The rise of the CRO
March 2 , 2020

By PharmaTimes magazine

http://www.pharmatimes.com/magazine/2019/march/the_rise_of_the_cro

Dr Chris Doherty discusses the rise of clinical research organisations (CROs) from his vantage point as managing director at Alderley Park.

Around the time he was helping draft the US constitution Benjamin Franklin produced an adage that many corporate investors live by to this day: “Be studious in your profession, and you will be learned. Be industrious and frugal, and you will succeed.”
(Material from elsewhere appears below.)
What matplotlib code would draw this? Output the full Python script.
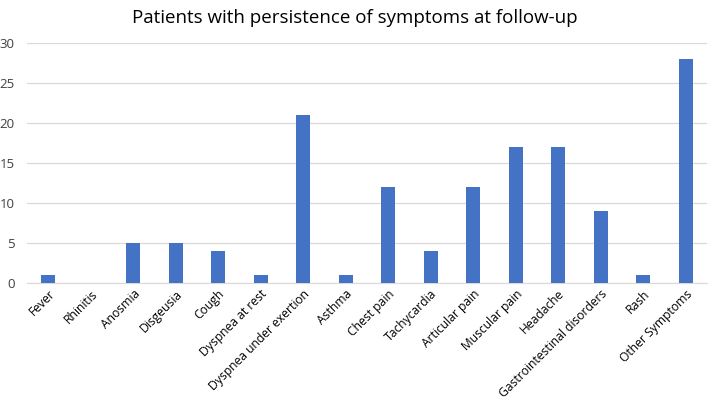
import matplotlib
matplotlib.use("Agg")
import matplotlib.pyplot as plt

symptoms = ["Fever", "Rhinitis", "Anosmia", "Disgeusia", "Cough", "Dyspnea at rest",
            "Dyspnea under exertion", "Asthma", "Chest pain", "Tachycardia",
            "Articular pain", "Muscular pain", "Headache", "Gastrointestinal disorders",
            "Rash", "Other Symptoms"]
patients = [1, 0, 5, 5, 4, 1, 21, 1, 12, 4, 12, 17, 17, 9, 1, 28]
yticks = [0, 5, 10, 15, 20, 25, 30]

plt.rcParams['font.family'] = ['Open Sans', 'DejaVu Sans']

fig = plt.figure(figsize=(7.09, 4.01), dpi=100)
ax = fig.add_axes([0.038, 0.294, 0.959, 0.599])

x = list(range(len(symptoms)))
ax.bar(x, patients, width=0.33, color="#4472C4", zorder=3)

ax.set_xlim(-0.5, len(symptoms) - 0.5)
ax.set_ylim(0, 30)
ax.set_yticks(yticks)
ax.set_yticklabels([str(t) for t in yticks], fontsize=9.5, color="#404040")
ax.yaxis.grid(True, color="#D9D9D9", linewidth=0.9, zorder=0)
ax.set_xticks(x)
ax.set_xticklabels(symptoms, rotation=45, ha="right", rotation_mode="anchor",
                   fontsize=8.7, color="#000000")
ax.tick_params(axis="y", length=0, pad=9)
ax.tick_params(axis="x", length=0, pad=3)
for s in ["top", "right", "left"]:
    ax.spines[s].set_visible(False)
ax.spines["bottom"].set_color("#D9D9D9")

fig.text(0.5, 0.955, "Patients with persistence of symptoms at follow-up",
         ha="center", va="center", fontsize=13.5, color="#000000")

fig.savefig("out.png", dpi=100)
The growth of contract research organisations (CROs) in biopharma often seems to mirror this outlook. CROs continue to prove attractive to venture capitalists and other funders. They are flourishing because the business case for taking elements of drug discovery out of house and contracting with dedicated specialists has demonstrated itself to be sound. The notion of an industrious collaborator that allows an organisation to maintain the sharpest possible focus on innovation has delivered efficiency gains and helped the industry adopt a more measured approach to overheads.
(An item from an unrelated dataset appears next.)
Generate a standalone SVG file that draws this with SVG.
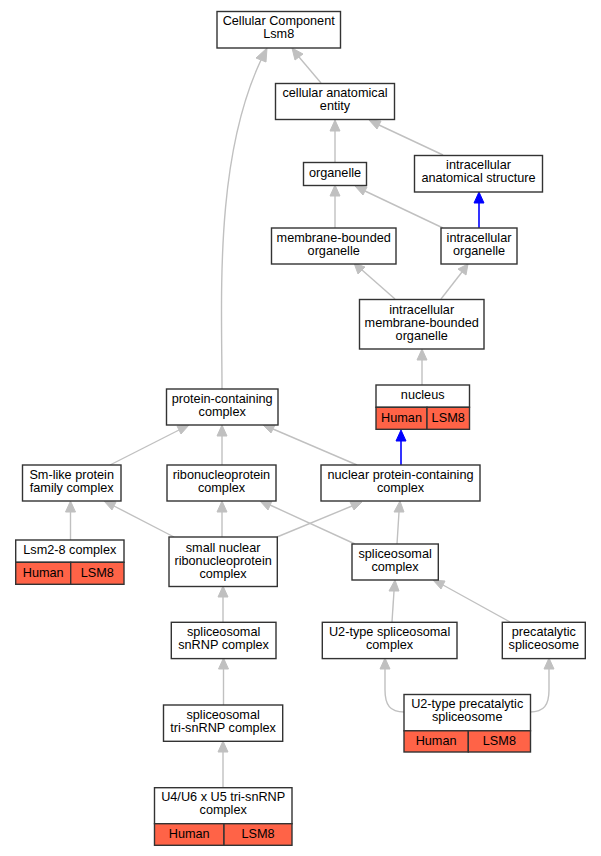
<svg xmlns="http://www.w3.org/2000/svg" width="601" height="856" viewBox="0 0 601 856">
<style>
.b{fill:#fff;stroke:#333;stroke-width:1.4}
.c{fill:#ff6347;stroke:#333;stroke-width:1.4}
text{font-family:"Liberation Sans",Arial,sans-serif;font-size:12.7px;text-anchor:middle;fill:#000;transform:translateY(-1px)}
.e{fill:none;stroke:#c0c0c0;stroke-width:1.4}
.a{fill:#c0c0c0;stroke:#c0c0c0}
.eb{fill:none;stroke:#0000ff;stroke-width:1.6}
.ab{fill:#0000ff;stroke:#0000ff}
</style>
<rect width="601" height="856" fill="#fff"/>
<g id="edges">
<path class="e" d="M321,83 L299,57"/><polygon class="a" points="292,48 295,60 303,54"/>
<path class="e" d="M222,389 C222,300 214,160 261,60"/><polygon class="a" points="267,48 256,58 266,62"/>
<path class="e" d="M335,162 L335,131"/><polygon class="a" points="335,120 330,131 340,131"/>
<path class="e" d="M443,155 L379,125"/><polygon class="a" points="369,120 377,129 381,121"/>
<path class="e" d="M335,228 L335,196"/><polygon class="a" points="335,185 330,196 340,196"/>
<path class="e" d="M443,228 L365,191"/><polygon class="a" points="355,186 363,195 367,187"/>
<path class="eb" d="M479,228 L479,203"/><polygon class="ab" points="479,192 474,203 484,203"/>
<path class="e" d="M395,299 L362,270"/><polygon class="a" points="354,263 358,274 365,267"/>
<path class="e" d="M441,299 L462,272"/><polygon class="a" points="468,264 458,269 466,275"/>
<path class="e" d="M422,385 L422,360"/><polygon class="a" points="422,349 417,360 427,360"/>
<path class="eb" d="M401,465 L401,441"/><polygon class="ab" points="401,430 396,441 406,441"/>
<path class="e" d="M357,465 L273,429"/><polygon class="a" points="263,425 271,433 275,425"/>
<path class="e" d="M110,465 L179,430"/><polygon class="a" points="189,425 177,426 181,434"/>
<path class="e" d="M222,465 L222,436"/><polygon class="a" points="222,425 217,436 227,436"/>
<path class="e" d="M70.5,540 L70.5,512"/><polygon class="a" points="70.5,501 65.5,512 75.5,512"/>
<path class="e" d="M174,537 L114,506"/><polygon class="a" points="104,501 112,510 116,502"/>
<path class="e" d="M222,537 L222,512"/><polygon class="a" points="222,501 217,512 227,512"/>
<path class="e" d="M277,537 L352,506"/><polygon class="a" points="362,502 350,502 354,510"/>
<path class="e" d="M355,544 L270,505"/><polygon class="a" points="260,501 268,510 272,501"/>
<path class="e" d="M397,544 L399,512"/><polygon class="a" points="400,501 394,512 404,512"/>
<path class="e" d="M223,622 L223,597"/><polygon class="a" points="223,586 218,597 228,597"/>
<path class="e" d="M392,622 L394,591"/><polygon class="a" points="395,580 389,591 399,591"/>
<path class="e" d="M510,622 L443,585"/><polygon class="a" points="433,580 441,589 445,581"/>
<path class="e" d="M404,712 C390,712 385,705 385,690 L385,669"/><polygon class="a" points="385,658 380,669 390,669"/>
<path class="e" d="M530,712 C544,712 549,705 549,690 L549,669"/><polygon class="a" points="549,658 544,669 554,669"/>
<path class="e" d="M223.5,705 L223.5,669"/><polygon class="a" points="223.5,658 218.5,669 228.5,669"/>
<path class="e" d="M223,787 L223,752"/><polygon class="a" points="223,741 218,752 228,752"/>
</g>
<g id="n_cc"><rect class="b" x="217" y="11.5" width="123.5" height="36.5"/><text x="278.7" y="26">Cellular Component</text><text x="278.7" y="39">Lsm8</text></g>
<g id="n_cae"><rect class="b" x="275.5" y="83.5" width="119" height="36"/><text x="335" y="98">cellular anatomical</text><text x="335" y="111">entity</text></g>
<g id="n_org"><rect class="b" x="303.5" y="162.5" width="63" height="23"/><text x="335" y="177.5">organelle</text></g>
<g id="n_ias"><rect class="b" x="414.5" y="155.5" width="128" height="36.5"/><text x="478.5" y="170">intracellular</text><text x="478.5" y="183">anatomical structure</text></g>
<g id="n_mbo"><rect class="b" x="271.5" y="228" width="124.5" height="36"/><text x="333.7" y="242.5">membrane-bounded</text><text x="333.7" y="255.5">organelle</text></g>
<g id="n_io"><rect class="b" x="441" y="228" width="76" height="36"/><text x="479" y="242.5">intracellular</text><text x="479" y="255.5">organelle</text></g>
<g id="n_imbo"><rect class="b" x="359.5" y="299.5" width="124.5" height="49.5"/><text x="421.7" y="315">intracellular</text><text x="421.7" y="328">membrane-bounded</text><text x="421.7" y="341">organelle</text></g>
<g id="n_nuc"><rect class="b" x="376" y="385" width="93.5" height="22.3"/><text x="422.7" y="400">nucleus</text><rect class="c" x="376" y="407.3" width="51" height="22"/><rect class="c" x="427" y="407.3" width="42.5" height="22"/><text x="401.5" y="422.5">Human</text><text x="448.2" y="422.5">LSM8</text></g>
<g id="n_pcc"><rect class="b" x="166.5" y="389" width="111.5" height="36"/><text x="222.2" y="403.5">protein-containing</text><text x="222.2" y="416.5">complex</text></g>
<g id="n_sml"><rect class="b" x="22.5" y="465" width="98.5" height="36"/><text x="71.7" y="479.5">Sm-like protein</text><text x="71.7" y="492.5">family complex</text></g>
<g id="n_rnp"><rect class="b" x="167" y="465" width="109" height="36"/><text x="221.5" y="479.5">ribonucleoprotein</text><text x="221.5" y="492.5">complex</text></g>
<g id="n_npc"><rect class="b" x="321" y="465" width="159" height="36"/><text x="400.5" y="479.5">nuclear protein-containing</text><text x="400.5" y="492.5">complex</text></g>
<g id="n_lsm"><rect class="b" x="15.7" y="540" width="108.3" height="22.3"/><text x="69.8" y="555">Lsm2-8 complex</text><rect class="c" x="15.7" y="562.3" width="55" height="22"/><rect class="c" x="70.7" y="562.3" width="53.3" height="22"/><text x="43.2" y="577.5">Human</text><text x="97.3" y="577.5">LSM8</text></g>
<g id="n_snrnp"><rect class="b" x="169" y="537" width="108.3" height="49.5"/><text x="223.1" y="552.5">small nuclear</text><text x="223.1" y="565.5">ribonucleoprotein</text><text x="223.1" y="578.5">complex</text></g>
<g id="n_spc"><rect class="b" x="352" y="544" width="86.3" height="36"/><text x="395.1" y="558.5">spliceosomal</text><text x="395.1" y="571.5">complex</text></g>
<g id="n_ssnrnp"><rect class="b" x="171.3" y="622.3" width="104.7" height="36.3"/><text x="223.6" y="636.8">spliceosomal</text><text x="223.6" y="649.8">snRNP complex</text></g>
<g id="n_u2"><rect class="b" x="322.3" y="622.3" width="134.7" height="36.3"/><text x="389.6" y="636.8">U2-type spliceosomal</text><text x="389.6" y="649.8">complex</text></g>
<g id="n_pre"><rect class="b" x="502.3" y="622.3" width="83" height="36.3"/><text x="543.8" y="636.8">precatalytic</text><text x="543.8" y="649.8">spliceosome</text></g>
<g id="n_u2pre"><rect class="b" x="404" y="694.5" width="126.5" height="36.3"/><text x="467.2" y="709">U2-type precatalytic</text><text x="467.2" y="722">spliceosome</text><rect class="c" x="404" y="730.8" width="64.3" height="21.2"/><rect class="c" x="468.3" y="730.8" width="62.2" height="21.2"/><text x="436.1" y="745.5">Human</text><text x="499.4" y="745.5">LSM8</text></g>
<g id="n_tri"><rect class="b" x="163.5" y="705" width="119.2" height="36.3"/><text x="223.1" y="719.5">spliceosomal</text><text x="223.1" y="732.5">tri-snRNP complex</text></g>
<g id="n_u4"><rect class="b" x="154.5" y="787.7" width="137.5" height="36"/><text x="223.2" y="802.2">U4/U6 x U5 tri-snRNP</text><text x="223.2" y="815.2">complex</text><rect class="c" x="154.5" y="823.7" width="69.5" height="21.6"/><rect class="c" x="224" y="823.7" width="68" height="21.6"/><text x="189.2" y="838.7">Human</text><text x="258" y="838.7">LSM8</text></g>
</svg>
The restructuring in our industry over the last decade has doubtless helped drive the growth of the CROs, but it’s important not to see this trend in isolation. Globalisation and technological advances are part of a bigger wave that pushes all industries, regardless of sector, to be lean and find new ways of working. Contracting out has long been commonplace in the automotive sector, for example, and in the reshaped world of pharma, commercial collaborations have gained credibility and traction.

The success of CROs has come to be regarded as good medicine for pharma, and, in turn, continues to prompt deals that consolidate key players within the different levels of the sector. M&A activity has moved us from a highly fragmented CRO marketplace to one with a handful of giants and a middle ground where a new generation of significant participants is making its presence felt. At the entry level, meanwhile, there’s a myriad of specialists operating across a broad spectrum of services and therapeutic areas.

……

The dynamism in the CRO market is not going away and the next wave of expansion could well see CROs either merge with or acquire data companies. Technologies have a way of converging and the alignment of big data and using it to streamline clinical developments is an intriguing possibility. The relentless rise of information technology and digital health has deep implications for clinical trials, for example.

The need to make data-driven decisions and elevate the quality of trials by leveraging technology is already making its presence felt and CROs are becoming part of the solution. Data mining of complex trial data is now a service area. The days of one or two endpoints are passing, there’s now a much wider area of complex data explored.

CROs can thrive, operating in an environment where they have easy access to a large pool of potential collaborators and customers all focused on the same imperative: growth.